The New York Knicks should select Florida State wing Devin Vassell with the eighth pick in the 2020 NBA Draft.
Defense and shooting are the hallmarks of Vassell’s game.
He’s a superb on-ball and perimeter defender, partially generated by his near-seven-foot wingspan. On the other end of the floor, Vassell has a lengthy, cockback jump shot that comes with range and efficiency which could help the Knicks. While superficially jarring, Vassell’s shooting form allows him to arc jump shots over defenders of all sizes.
The two-year player averaged 12.7 points, 5.1 rebounds, 1.4 steals, and one block per game while shooting 41.5 percent from beyond the arc in his sophomore season at Florida State. His skill set is perfect for Knicks head coach Tom Thibodeau’s rotation, specifically his young pillars, RJ Barrett and Mitchell Robinson.
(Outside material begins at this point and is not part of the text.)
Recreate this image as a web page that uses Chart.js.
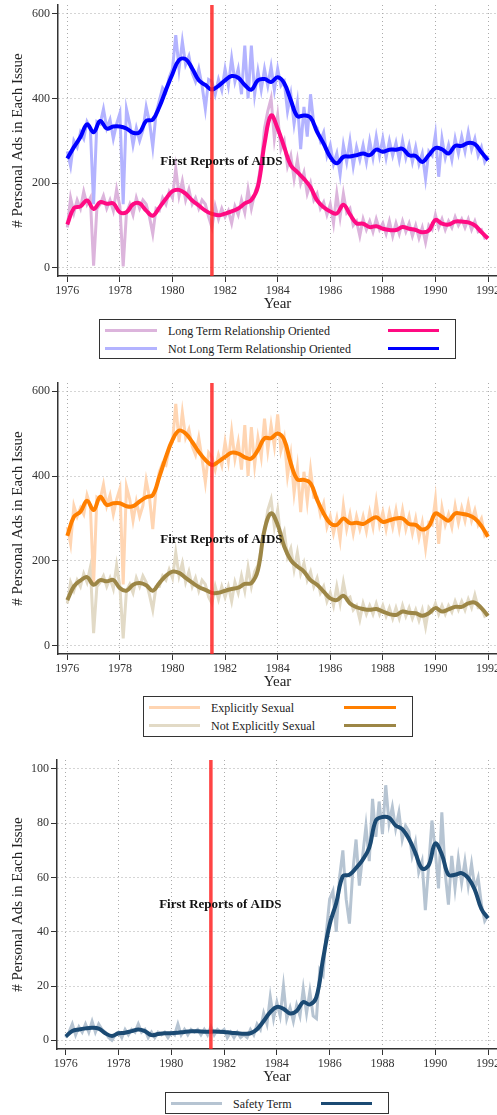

Barrett, the third pick in the 2019 NBA Draft, had a mediocre season from a production standpoint, averaging 14.3 points per game on a rebuilding Knicks team. At the same time, he flashed an ability to be an offensive mainstay, was a respectable defender, and was one of the team’s leading catalysts on both ends of the floor.
Robinson still doesn’t have extensive experience as the Knicks’ starting center, a byproduct of an early-season injury and him getting into foul trouble. That said, the big man is uber-talented and a likely shoo-in to start at center next season. He’s money on alley-oops, denies shots at a high level, and was finishing with more conviction in the paint as the 2020 regular season came to a halt.
Moving forward, Barrett will likely be utilized in more isolation sets and have the ball in his hands earlier in the shot clock. The Knicks will also be running more plays to get Robinson easy buckets, perhaps in the form of more pick-and-rolls. What complements an isolation wing and an inside big man? A “three-and-d” wing.
Vassell’s outside shooting stretches the floor for Barrett to play in isolation for the Knicks. It gets players out of the paint, giving Robinson more space to roam around.
The versatile wing has upside for the Knicks. While he seldom scored off the dribble in college, his jumper and sheer athleticism offer potential. Vassell won’t be the number one or two source of offense in his rookie season. Therefore, he can play to his strengths and, in time, more so pump fake from distance and stick mid-range jump shots off the dribble. Furthermore, Vassell’s speed and hops allow him to finish at the rim with tenacity.
Vassell’s skill set should translate into early NBA production with the Knicks. He’ll be in a similar role to the one he held down in head coach Leonard Hamilton’s offense, playing off the ball and making an impact out on the perimeter on both ends.
The 20-year-old brings a specific skill set to the table that the Knicks don’t possess.
Barrett and Robinson have few, if any, similarities to Vassell; over his first two seasons in the NBA, Kevin Knox has been a spot-up shooter or athletic finisher with a somewhat improving but still lacking defensive game; Frank Ntilikina is a defensive specialist who moves the ball well; Julius Randle is a primary scorer, inside and out.
It’s no secret that Thibodeau is a defensive-minded coach who’s going to want to put his stamp on the Knicks young core. President Leon Rose has two pressing issues to attend to: getting another go-to isolation scorer and complementing Barrett and Robinson. Vassell fits the bill for the latter.
Player development is pivotal in any NBA rebuild, a department which Thibodeau and some of his Knicks assistants have a reputable track record with. Vassell isn’t a finished product. Sometimes a player can be reliable but underwhelming from a production standpoint in college. Then they go to the NBA, fit in a team’s offense, and develop into a great player.
Maybe Vassell can be the next example of that model under Thibodeau with the Knicks? Sometimes fit creates the more impactful player.
The Knicks have two other selections in Wednesday’s NBA Draft (27 and 38). Attempting to predict selections past the lottery and in the later portions of the NBA Draft is like trying to forecast whether you’ll make a light four blocks down the road in Manhattan: you think you have a gauge on what will happen until a pedestrian ambushes your car.
Attempting to avoid the pedestrian and match need with value, the Knicks could opt for an efficient guard with their second first rounder like Oregon’s Payton Pritchard or Kentucky’s Immanuel Quickley.
Another option for New York is loading up on wings and forwards, choosing from “three-and-d” players and scorers like Mississippi State’s Robert Woodard, Louisville’s Jordan Nwora, Arkansas’ Isaiah Joe, and Washington State’s CJ Elleby with their later selections. Maybe they roll the dice on Jay Scrubb?
Devin Vassell is a justifiable number eight pick in the draft, especially considering the difficulty that comes with separating prospects from each other this year, and would be a phenomenal fit with the New York Knicks.